Apps like the New York Times also receive so many downloads since they are a centuries old brand that can drive downloads. The number of users of the app are still some # < their overall web usage.
What does provide real distribution? Social sharing and distribution. If sites take advantage of intelligent recommendations and build in sharing not as a bolt on to their application, they can
Follow The Money
Apps and the keepers of the platform ultimately decide what a publisher can or cannot do. How much can they take for subscriptions? What data can they collect? When can they push an update? Going through intermediary app stores puts the decisions they can make from a business perspective in the hands of others. Those decisions, especially around monetization are the lifeblood of any publisher. Putting that control in the hands of a select few is scary and literally gives away the power they have. The most alarming is Apple’s decision to take a 30% cut of all subscriptions and making that a mandatory option. On the web, publishers can choose the ads they want, display the content they want, and give up a much smaller peice of the pie.

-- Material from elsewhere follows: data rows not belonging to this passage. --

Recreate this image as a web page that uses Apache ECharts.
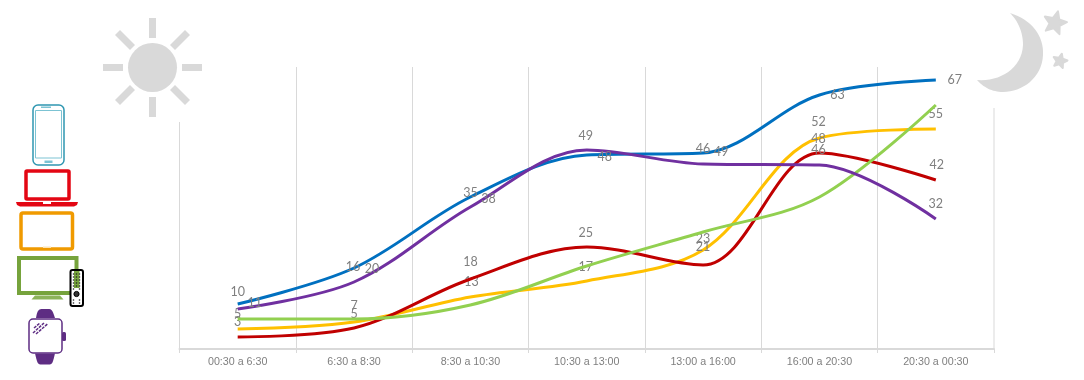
<!DOCTYPE html>
<html><head><meta charset="utf-8">
<style>html,body{margin:0;padding:0;background:#fff}#c{width:1084px;height:380px}</style>
<script src="https://cdn.jsdelivr.net/npm/echarts@6/dist/echarts.min.js"></script>
</head><body><div id="c"></div>
<script>
const categories = ['00:30 a 6:30','6:30 a 8:30','8:30 a 10:30','10:30 a 13:00','13:00 a 16:00','16:00 a 20:30','20:30 a 00:30'];
const blue   = [11.25,20.25,38,48.5,49,63.5,67.25];
const purple = [10,16.75,35.5,49.75,46.25,46,32.5];
const green  = [7.5,7.5,11,20.75,29.25,38,61];
const yellow = [5,6.75,13,17,24.75,52.75,55];
const red    = [3,5.25,17.5,25.5,21,49,42.25];
const blueLabels   = [10,16,35,49,46,63,67];
const purpleLabels = [11,20,38,48,49,46,32];
const yellowLabels = [5,7,13,17,23,52,55];
const redLabels    = [3,5,18,25,21,48,42];
// label nudges in pixels, per point
const blueNudge   = [[0,-12],[-1,-1],[0,-4],[-1,-19],[0,-4],[18,0],[19,0]];
const purpleNudge = [[17,-6],[18,-13],[18,-8],[18,7],[18,-12],[-1,-15],[0,-15]];
const yellowNudge = [[0,-15],[0,-16],[1,-15],[-1,-14],[0,-11],[-1,-16],[0,-15]];
const redNudge    = [[0,-15],[0,-14],[0,-17],[-1,-14],[0,-18],[-1,-14],[1,-15]];

const GRID='#d9d9d9', TXT='#7f7f7f';
function pts(vals,labels,nudge){
  return vals.map((v,i)=>labels?{value:v,label:{show:true,position:'inside',formatter:String(labels[i]),offset:nudge[i],
    color:TXT,fontSize:12.5,fontFamily:'Lato, Open Sans, sans-serif'}}:v);
}
function line(name,vals,color,labels,nudge,z){
  return {name,type:'line',data:pts(vals,labels,nudge),smooth:0.34,showSymbol:true,symbol:'circle',symbolSize:0,
    itemStyle:{color:'transparent'},
    lineStyle:{color,width:3,cap:'butt'},z:z,silent:true,animation:false};
}
function star(cx,cy,R,r,rot){
  const p=[];for(let i=0;i<10;i++){const a=rot+i*Math.PI/5,q=i%2?r:R;p.push([cx+q*Math.sin(a),cy-q*Math.cos(a)]);}
  return {type:'polygon',shape:{points:p},style:{fill:GRID,stroke:GRID,lineWidth:2,lineJoin:'round'}};
}
// outline sampled from cubic segments: start point, then [c1x,c1y,c2x,c2y,x,y] ...
function curve(start,segs){
  const p=[start];let a=start;
  segs.forEach(s=>{for(let k=1;k<=16;k++){const t=k/16,u=1-t;
    p.push([u*u*u*a[0]+3*u*u*t*s[0]+3*u*t*t*s[2]+t*t*t*s[4],u*u*u*a[1]+3*u*u*t*s[1]+3*u*t*t*s[3]+t*t*t*s[5]]);}
    a=[s[4],s[5]];});
  return p;
}
const g=[];
// sun
g.push({type:'circle',shape:{cx:152.5,cy:67.5,r:24.5},style:{fill:GRID}});
[[149,18,7,20],[149,97,7,20],[103,64,20,7],[182,64,20,7]].forEach(r=>g.push({type:'rect',shape:{x:r[0],y:r[1],width:r[2],height:r[3]},style:{fill:GRID}}));
[[125,40,1],[180,40,-1],[125,95,-1],[180,95,1]].forEach(d=>g.push({type:'line',shape:{x1:d[0]-7.5,y1:d[1]-7.5*d[2],x2:d[0]+7.5,y2:d[1]+7.5*d[2]},style:{stroke:GRID,lineWidth:7}}));
// moon and stars
g.push({type:'polygon',shape:{points:curve([1010,13],[[1032,20,1044,36,1043,55],[1042,78,1022,92,1003,92],[992,92,983,87,977,80],[1000,82,1022,68,1023,45],[1023,32,1018,21,1010,13]])},style:{fill:GRID}});
g.push(star(1055,23,12,5.5,0.25));
g.push(star(1060,61,7.5,3.5,0.25));
// phone
const T='#2f97b1';
g.push({type:'rect',shape:{x:33,y:105,width:31,height:60,r:5},style:{fill:'#fff',stroke:T,lineWidth:1.5}});
g.push({type:'rect',shape:{x:35.5,y:110.5,width:26,height:47.5},style:{fill:'#fff',stroke:'#7cc3d3',lineWidth:1}});
g.push({type:'rect',shape:{x:44.5,y:160.5,width:8,height:2.5},style:{fill:'#7cc3d3'}});
g.push({type:'rect',shape:{x:41,y:106.5,width:10,height:1.5},style:{fill:'#7cc3d3'}});
// laptop
const R='#e30613';
g.push({type:'rect',shape:{x:26,y:171,width:43,height:28,r:1},style:{fill:'#fff',stroke:R,lineWidth:3.5}});
g.push({type:'polygon',shape:{points:[[16,202],[78,202],[77,205],[74,206.5],[20,206.5],[17,205]]},style:{fill:R}});
g.push({type:'rect',shape:{x:43,y:202,width:8,height:2},style:{fill:'#fff'}});
// tablet
const O='#f09a00';
g.push({type:'rect',shape:{x:21,y:213,width:51.5,height:36,r:2},style:{fill:'#fff',stroke:O,lineWidth:3.5}});
g.push({type:'rect',shape:{x:43,y:246.5,width:8,height:1.5},style:{fill:'#fbe3b5'}});
// tv
const V='#76a33c';
g.push({type:'rect',shape:{x:19,y:258,width:57.5,height:35},style:{fill:'#fff',stroke:V,lineWidth:4}});
g.push({type:'polygon',shape:{points:[[35,295.5],[60,295.5],[63.5,299.5],[31.5,299.5]]},style:{fill:'#8cb35a'}});
// remote
g.push({type:'rect',shape:{x:70.5,y:270,width:12.5,height:36,r:2},style:{fill:'#fff',stroke:'#000',lineWidth:2}});
g.push({type:'rect',shape:{x:74,y:271,width:5.5,height:17},style:{fill:V}});
[274,277,280,283,286,289,300,303].forEach(y=>[73.5,79.5].forEach(x=>g.push({type:'circle',shape:{cx:x,cy:y,r:0.8},style:{fill:'#222'}})));
[274,277,280,283,286].forEach(y=>g.push({type:'circle',shape:{cx:76.5,cy:y,r:0.8},style:{fill:'#222'}}));
g.push({type:'circle',shape:{cx:76.5,cy:294,r:2.6},style:{fill:'#333',stroke:'#000',lineWidth:1}});
// watch
const P='#5e2d83';
g.push({type:'polygon',shape:{points:curve([36,318],[[37,312,38,309,42,309],[44,309,46,309,49,309],[52,309,53,312,55,318]])},style:{fill:P}});
g.push({type:'polygon',shape:{points:curve([35,353.5],[[37,361,37,364.5,41,364.5],[43,364.5,46,364.5,49,364.5],[53,364.5,53,361,55,353.5]])},style:{fill:P}});
g.push({type:'rect',shape:{x:62,y:332,width:4,height:9,r:1.5},style:{fill:P}});
g.push({type:'rect',shape:{x:29,y:319,width:33,height:34,r:4},style:{fill:'#fff',stroke:P,lineWidth:1.5}});
[[33,333,44,323],[36,334,48,323.5],[34,328,40,323]].forEach(l=>g.push({type:'line',shape:{x1:l[0],y1:l[1],x2:l[2],y2:l[3]},style:{stroke:P,lineWidth:1.5,lineDash:[3,1]}}));

const chart=echarts.init(document.getElementById('c'),null,{renderer:'canvas'});
chart.setOption({
  animation:false,backgroundColor:'#fff',
  grid:{left:179.5,right:90,top:67,bottom:31,containLabel:false},
  xAxis:[{type:'category',data:categories,boundaryGap:true,
    axisLine:{lineStyle:{color:GRID,width:2}},
    axisTick:{show:true,length:4,lineStyle:{color:GRID,width:1}},
    axisLabel:{color:TXT,fontSize:10.7,fontFamily:'Liberation Sans, Arial, sans-serif',margin:8,interval:0},
    splitLine:{show:true,showMinLine:false,showMaxLine:false,lineStyle:{color:GRID,width:1}}},
    {type:'value',min:-0.5,max:6.5,show:false,splitLine:{show:false}}],
  yAxis:{type:'value',min:0,max:70.5,show:false,splitLine:{show:false}},
  series:[
    {type:'line',xAxisIndex:1,data:[[-0.5,0],[-0.5,56.75]],showSymbol:false,lineStyle:{color:GRID,width:1},silent:true},
    {type:'line',xAxisIndex:1,data:[[6.5,0],[6.5,60.25]],showSymbol:false,lineStyle:{color:GRID,width:1},silent:true},
    line('Smartphone',blue,'#0070c0',blueLabels,blueNudge,5),
    line('Laptop',red,'#c00000',redLabels,redNudge,3),
    line('Tablet',yellow,'#ffc000',yellowLabels,yellowNudge,2),
    line('TV',green,'#92d050',null,null,4),
    line('Smartwatch',purple,'#7030a0',purpleLabels,purpleNudge,6)
  ],
  graphic:{elements:g.map(e=>Object.assign({silent:true},e))}
});
</script></body></html>
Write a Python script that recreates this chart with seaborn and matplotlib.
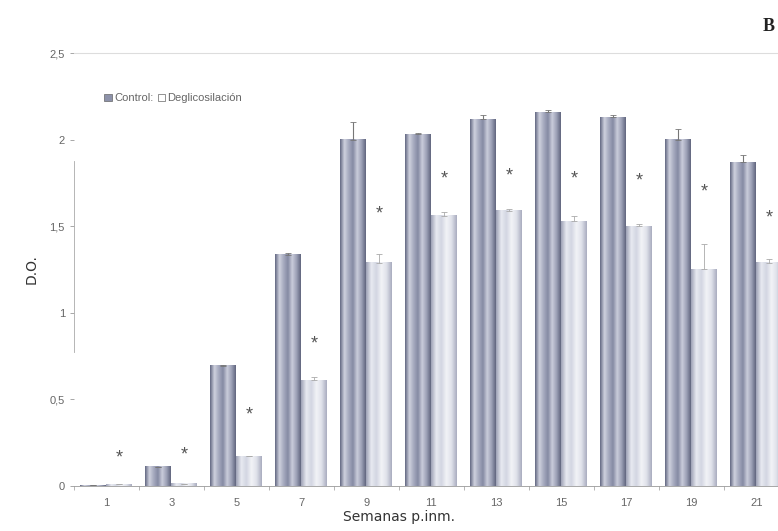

So where do apps make sense in the tablet world? With applications that exist PRIMARILY as an app, not as a supplemental app to a website. Examples:
Flipboard and Angry Birds make total sense as apps. They take advantage of what can be done natively and don’t have web counterparts.
All content apps such as CNN, Huffington Post, and more are just extensions of a website, where there real traffic exists. They should not be apps. The same can be seen with SaaS apps such as basecamp and their recent HTML5 version of the site for touch devices.
It’s not a question of if after talking to publishers of all sizes, but a question of when.